NASIL OLUR DA VİCDANLAR SIZLAMAZ

GEÇTİĞİMİZ gün, bir takipçimiz tarafından çekilen ve bize ulaştırılan, gördüğümüzde gözlerimize inanamadığım, bir yanıyla insanı üzen, öte yanıyla da kadim bir kültürü gözler önüne sermesi açısından hayranlıkla seyrettiğimiz fotoğrafları, “Asaletin izleri göçükten bile görülüyor” başlığıyla paylaştık.
BU BAŞLIĞI ATTIK
Günün en çok tıklanan, beğeni alan, duyarsızlığa öfke duyanların eleştirilerini sıraladığı habere ilişkin fotoğraf, Erzurum kültürü açısından son derece büyük, belki paha biçilmez bir hazinenin toprak altında kaldığını ve çürümeye terk edildiğini gösteriyor, gözler önüne seriyordu.
ZARAFETİN NİŞANESİ BİR MUTFAK
Zarafetin, inceliğin, gönül zenginliğinin nişanesi o güzellikleri bir kez daha görmek, belki fotoğraflarını daha yakından çekebilmek amacıyla sözü edilen viraneye bir kez daha gittik.
Ayakta kalmakta zorlanan, her gün bir parçasının yıkılıp, döküldüğü viranenin altında, bir daha yapılması mümkün olmayan, yapılsa da orijinalini asla yansıtamayacak, “kötü bir taklit” olmanın ötesinde bir anlam ifade etmeyecek , Erzurum’un kadim ev kültürünü yansıtan çok önemli, korunması ve kollanması gereken değerlerin, ahşap oymalı sütun başlıklarının, mutfağın içindeki süslemeli çeşmenin varlığına bir defa daha üzülerek tanıklık ettik.
GÖZLERE DEĞİL VİCDANLARA SUNUYORUZ
Erzurum, bir büyükşehir.
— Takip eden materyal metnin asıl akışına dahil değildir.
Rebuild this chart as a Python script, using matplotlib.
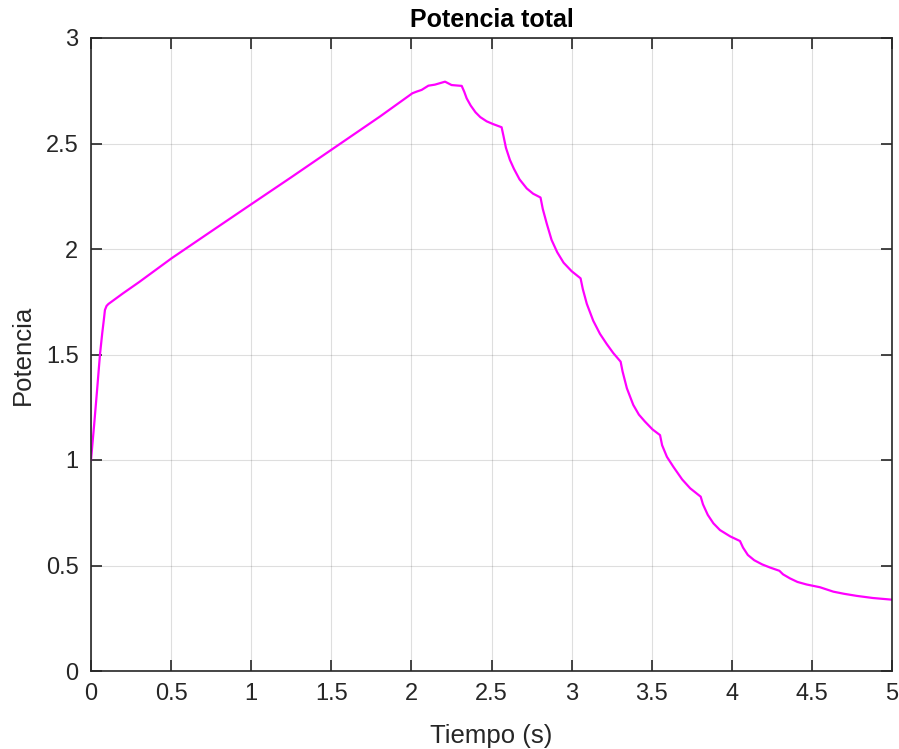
import matplotlib
matplotlib.use("Agg")
import matplotlib.pyplot as plt

tiempo = [0.0, 0.02, 0.04, 0.056, 0.07, 0.081, 0.087, 0.097, 0.108, 0.2, 0.3, 0.503, 0.753, 1.0, 1.25, 1.5, 1.804,
          2.006, 2.033, 2.064, 2.106, 2.147, 2.21, 2.251, 2.314,
          2.33, 2.345, 2.37, 2.40, 2.43, 2.47, 2.51, 2.563,
          2.575, 2.59, 2.615, 2.64, 2.675, 2.72, 2.76, 2.806,
          2.82, 2.845, 2.875, 2.91, 2.95, 3.0, 3.056,
          3.07, 3.095, 3.135, 3.177, 3.219, 3.26, 3.306,
          3.318, 3.345, 3.385, 3.42, 3.458, 3.505, 3.552,
          3.565, 3.595, 3.635, 3.69, 3.74, 3.806,
          3.82, 3.85, 3.885, 3.926, 3.99, 4.051,
          4.07, 4.1, 4.14, 4.19, 4.24, 4.297,
          4.32, 4.363, 4.41, 4.467, 4.55,
          4.634, 4.7, 4.78, 4.88, 5.0]
potencia = [1.0, 1.17, 1.35, 1.5, 1.6, 1.67, 1.711, 1.73, 1.739, 1.79, 1.843, 1.956, 2.085, 2.212, 2.34, 2.47, 2.628,
            2.738, 2.746, 2.754, 2.774, 2.779, 2.793, 2.777, 2.773,
            2.745, 2.714, 2.68, 2.648, 2.625, 2.605, 2.592, 2.577,
            2.535, 2.48, 2.422, 2.38, 2.33, 2.287, 2.262, 2.244,
            2.19, 2.12, 2.043, 1.985, 1.935, 1.895, 1.861,
            1.81, 1.74, 1.66, 1.598, 1.55, 1.507, 1.466,
            1.42, 1.34, 1.261, 1.215, 1.182, 1.145, 1.118,
            1.07, 1.015, 0.968, 0.908, 0.866, 0.826,
            0.79, 0.74, 0.7, 0.668, 0.638, 0.616,
            0.585, 0.55, 0.525, 0.505, 0.49, 0.475,
            0.458, 0.439, 0.422, 0.41, 0.397,
            0.376, 0.366, 0.356, 0.346, 0.338]

xticks = [0, 0.5, 1, 1.5, 2, 2.5, 3, 3.5, 4, 4.5, 5]
xticklabels = ['0', '0.5', '1', '1.5', '2', '2.5', '3', '3.5', '4', '4.5', '5']
yticks = [0, 0.5, 1, 1.5, 2, 2.5, 3]
yticklabels = ['0', '0.5', '1', '1.5', '2', '2.5', '3']

plt.rcParams['font.family'] = ['Liberation Sans', 'DejaVu Sans']

fig = plt.figure(figsize=(8.99, 7.49), dpi=100)
W, H = 899, 749
ax = fig.add_axes([91 / W, 1 - 671 / H, (892 - 91) / W, (671 - 38) / H])

ax.plot(tiempo, potencia, color='#FF00FF', linewidth=1.6)
ax.set_xlim(0, 5)
ax.set_ylim(0, 3)
ax.set_xticks(xticks)
ax.set_xticklabels(xticklabels)
ax.set_yticks(yticks)
ax.set_yticklabels(yticklabels)
ax.grid(True, color='#262626', alpha=0.15, linewidth=0.8)
ax.set_axisbelow(True)
ax.tick_params(direction='in', top=True, right=True, length=8, width=1.2,
               labelsize=17, colors='#262626', pad=9)
for s in ax.spines.values():
    s.set_color('#262626')
    s.set_linewidth(1.2)
ax.set_title('Potencia total', fontsize=18, fontweight='bold', color='black', pad=8)
ax.set_xlabel('Tiempo (s)', fontsize=18.5, color='#262626', labelpad=13)
ax.set_ylabel('Potencia', fontsize=18.5, color='#262626', labelpad=8)

fig.savefig('out.png', dpi=100)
Bu şehirde kurum ve kuruluş adına yok yok. Şehrin valisi var, biri büyükşehir olmak üzere ilçe belediye başkanları var, kültürle ilgili kurumları ve bu kurumların başında millete, memlekete hizmet etmekle yükümlü bürokratları var.
Sivil toplumu temsil eden, yığınla vakıf ve dernek de bol miktarda bulunuyor.
Belki “özel mülkiyet” olduğundan mıdır bilinmez, kimsenin ilgilenmediği, belki bilinmediğinden dolayı farkına varılmayan, bilenlerin de umursamadığı değerleri, bu defa da gözlere değil, sızlasın diye vicdanlara, vicdanların takdirine sunalım istedik.